▶ **What to work on**
Show, in full, each line of the data that contains "this".

▶ **Working data**
● ● ● ● ● ● ●
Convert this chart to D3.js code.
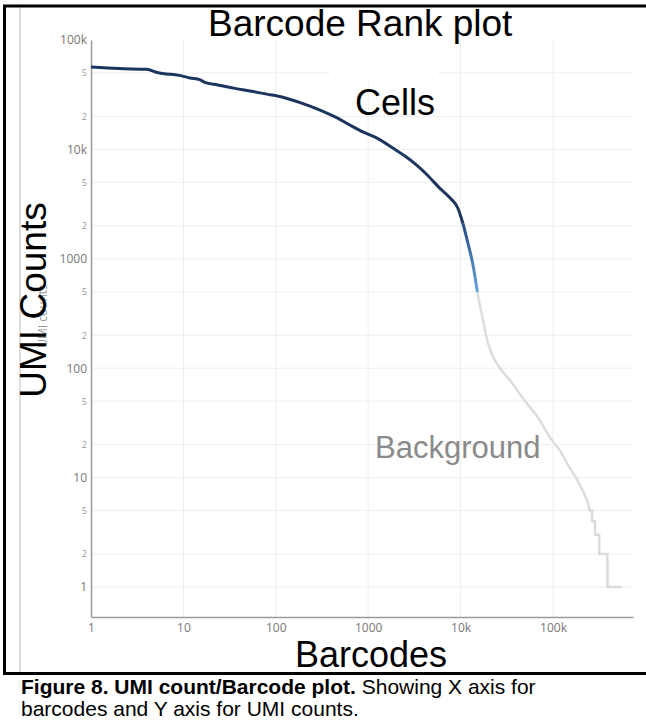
● ● ● ● ● ● ●
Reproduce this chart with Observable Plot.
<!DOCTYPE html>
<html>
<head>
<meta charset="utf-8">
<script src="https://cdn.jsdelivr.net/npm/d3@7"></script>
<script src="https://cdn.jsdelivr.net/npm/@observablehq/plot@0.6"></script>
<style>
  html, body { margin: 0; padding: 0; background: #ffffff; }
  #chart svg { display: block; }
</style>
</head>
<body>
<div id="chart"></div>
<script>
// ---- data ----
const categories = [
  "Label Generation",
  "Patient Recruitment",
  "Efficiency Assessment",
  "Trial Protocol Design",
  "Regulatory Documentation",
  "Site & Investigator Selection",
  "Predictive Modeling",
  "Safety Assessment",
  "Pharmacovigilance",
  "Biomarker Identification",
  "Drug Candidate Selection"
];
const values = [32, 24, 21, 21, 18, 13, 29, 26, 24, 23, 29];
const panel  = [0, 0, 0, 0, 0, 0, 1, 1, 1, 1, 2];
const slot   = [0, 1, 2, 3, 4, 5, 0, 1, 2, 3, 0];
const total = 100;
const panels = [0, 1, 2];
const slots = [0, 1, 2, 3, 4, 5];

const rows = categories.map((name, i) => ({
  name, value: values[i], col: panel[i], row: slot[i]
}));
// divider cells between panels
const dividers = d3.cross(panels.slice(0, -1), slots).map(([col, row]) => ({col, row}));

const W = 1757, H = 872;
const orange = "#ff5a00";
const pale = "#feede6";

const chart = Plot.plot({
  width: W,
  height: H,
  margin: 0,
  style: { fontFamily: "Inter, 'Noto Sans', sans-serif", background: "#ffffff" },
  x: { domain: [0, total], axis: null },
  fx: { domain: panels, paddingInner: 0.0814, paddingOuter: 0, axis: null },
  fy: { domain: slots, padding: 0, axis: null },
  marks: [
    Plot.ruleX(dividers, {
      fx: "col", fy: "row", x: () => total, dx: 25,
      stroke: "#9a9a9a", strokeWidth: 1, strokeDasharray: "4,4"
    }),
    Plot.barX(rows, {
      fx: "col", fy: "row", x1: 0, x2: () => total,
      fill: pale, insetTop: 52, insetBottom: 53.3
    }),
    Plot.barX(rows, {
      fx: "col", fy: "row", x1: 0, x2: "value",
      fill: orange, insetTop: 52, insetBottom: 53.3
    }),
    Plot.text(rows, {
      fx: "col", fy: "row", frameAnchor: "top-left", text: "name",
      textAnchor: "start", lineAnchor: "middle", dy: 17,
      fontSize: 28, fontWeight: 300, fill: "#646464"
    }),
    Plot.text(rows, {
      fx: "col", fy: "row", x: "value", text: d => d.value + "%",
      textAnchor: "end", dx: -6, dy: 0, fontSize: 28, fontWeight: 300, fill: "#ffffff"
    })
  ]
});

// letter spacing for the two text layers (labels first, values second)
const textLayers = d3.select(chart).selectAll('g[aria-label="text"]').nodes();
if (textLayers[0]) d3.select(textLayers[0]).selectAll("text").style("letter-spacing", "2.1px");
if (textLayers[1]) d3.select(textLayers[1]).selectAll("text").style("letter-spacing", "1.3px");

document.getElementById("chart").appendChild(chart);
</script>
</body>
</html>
● ● ● ● ● ● ●
▶ **Written answer**
Convert this chart to D3.js code.
Reproduce this chart with Observable Plot.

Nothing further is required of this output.